Lingkungan kantor yang gemar membandingkan karyawan secara terbuka dapat menekan kondisi mental secara signifikan. Ketika pencapaian orang lain terus dijadikan tolok ukur, individu cenderung mengabaikan proses dan keunikan diri sendiri. Fokus bergeser dari pengembangan diri menuju kecemasan akan posisi relatif.
Perbandingan sosial yang berlebihan membuat rasa ragu tumbuh subur. Setiap langkah terasa kurang karena selalu ada sosok lain yang terlihat lebih unggul. Padahal, konteks dan perjalanan masing-masing orang berbeda, tetapi hal ini sering luput dari perhatian.
5. Minimnya ruang aman untuk melakukan kesalahan

Ruang kerja yang gak memberi toleransi pada kesalahan cenderung melahirkan ketegangan psikologis. Ketakutan akan konsekuensi membuat individu enggan mencoba pendekatan baru atau mengambil keputusan mandiri. Akibatnya, rasa ragu menjadi mekanisme bertahan yang dianggap paling aman.
Dalam jangka panjang, pola ini menghambat pertumbuhan profesional dan emosional. Individu lebih memilih diam daripada berisiko disalahkan. Rasa ragu pun menetap karena setiap langkah selalu dibayangi kekhawatiran akan kegagalan.
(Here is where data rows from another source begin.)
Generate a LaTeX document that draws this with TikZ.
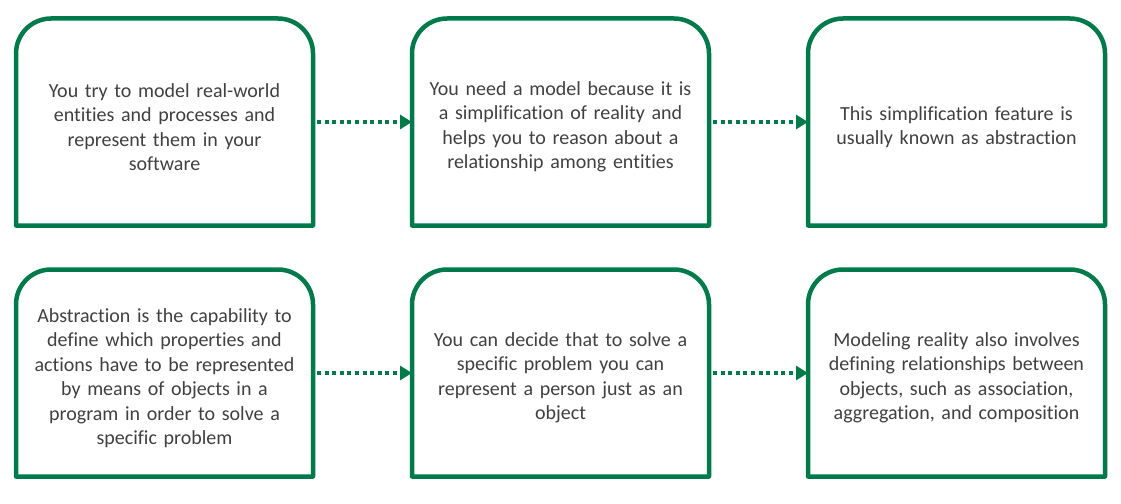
\documentclass[tikz,border=0pt]{standalone}
\usepackage{fontspec}
\setmainfont{Carlito}[Ligatures=NoCommon]
\usepackage{xcolor}
\usetikzlibrary{positioning,arrows.meta}
\definecolor{boxgreen}{RGB}{0,122,74}
\definecolor{textgrey}{RGB}{64,64,64}

\begin{document}
\begin{tikzpicture}[
		x=1pt, y=1pt,
		node distance=99pt,
		step box/.style = {minimum width=297pt, minimum height=207pt, outer sep=0pt, inner sep=0pt},
		step text/.style = {inner sep=0pt, text width=280pt, align=center, text=textgrey,
			font=\fontsize{20pt}{24.5pt}\selectfont},
		box line/.style = {draw=boxgreen, line width=4.5pt, line join=round},
		flow/.style = {draw=boxgreen, line width=4pt, dash pattern=on 4pt off 3.6pt,
			-{Triangle[length=12pt, width=14pt]}}
	]
		\useasboundingbox (0,0) rectangle (1121,-503);
		% top row
		\node[step box] (b1) at (164.5,-122) {};
		\node[step box, right=of b1] (b2) {};
		\node[step box, right=of b2] (b3) {};
		% bottom row
		\node[step box, below=44pt of b1] (b4) {};
		\node[step box, right=of b4] (b5) {};
		\node[step box, right=of b5] (b6) {};
		% frames, rounded at the top only
		\foreach \n in {b1,b2,b3,b4,b5,b6}
			\draw[box line] (\n.south west) -- ([yshift=-35pt]\n.north west) arc[start angle=180, end angle=90, radius=35pt]
				-- ([xshift=-35pt]\n.north east) arc[start angle=90, end angle=0, radius=35pt] -- (\n.south east) -- cycle;
		% texts
		\node[step text] (t1) at ([yshift=-5pt]b1) {You try to model real-world\\ entities and processes and\\ represent them in your\\ software};
		\node[step text] (t2) at ([yshift=-5pt]b2) {You need a model because it is\\ a simplification of reality and\\ helps you to reason about a\\ relationship among entities};
		\node[step text] (t3) at ([yshift=-5pt]b3) {This simplification feature is\\ usually known as abstraction};
		\node[step text] (t4) at ([yshift=-5pt]b4) {Abstraction is the capability to\\ define which properties and\\ actions have to be represented\\ by means of objects in a\\ program in order to solve a\\ specific problem};
		\node[step text] (t5) at ([yshift=-5pt]b5) {You can decide that to solve a\\ specific problem you can\\ represent a person just as an\\ object};
		\node[step text] (t6) at ([yshift=-5pt]b6) {Modeling reality also involves\\ defining relationships between\\ objects, such as association,\\ aggregation, and composition};
		% arrows
		\draw[flow] ([xshift=4pt]b1.east) -- (b2.west);
		\draw[flow] ([xshift=4pt]b2.east) -- (b3.west);
		\draw[flow] ([xshift=4pt]b4.east) -- (b5.west);
		\draw[flow] ([xshift=4pt]b5.east) -- (b6.west);
	\end{tikzpicture}
\end{document}
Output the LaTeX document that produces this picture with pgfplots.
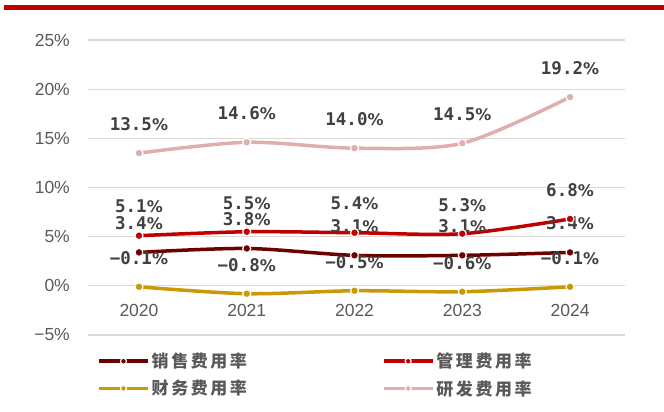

Rasa ragu berkepanjangan di kantor bukanlah kelemahan personal semata, melainkan hasil dari interaksi psikologis yang kompleks. Faktor-faktor lingkungan kerja memiliki peran besar dalam membentuk cara seseorang memandang diri dan kemampuannya. Dengan kesadaran kolektif dan perbaikan budaya kerja, rasa ragu tersebut dapat dipahami, dikelola, dan perlahan dilepaskan.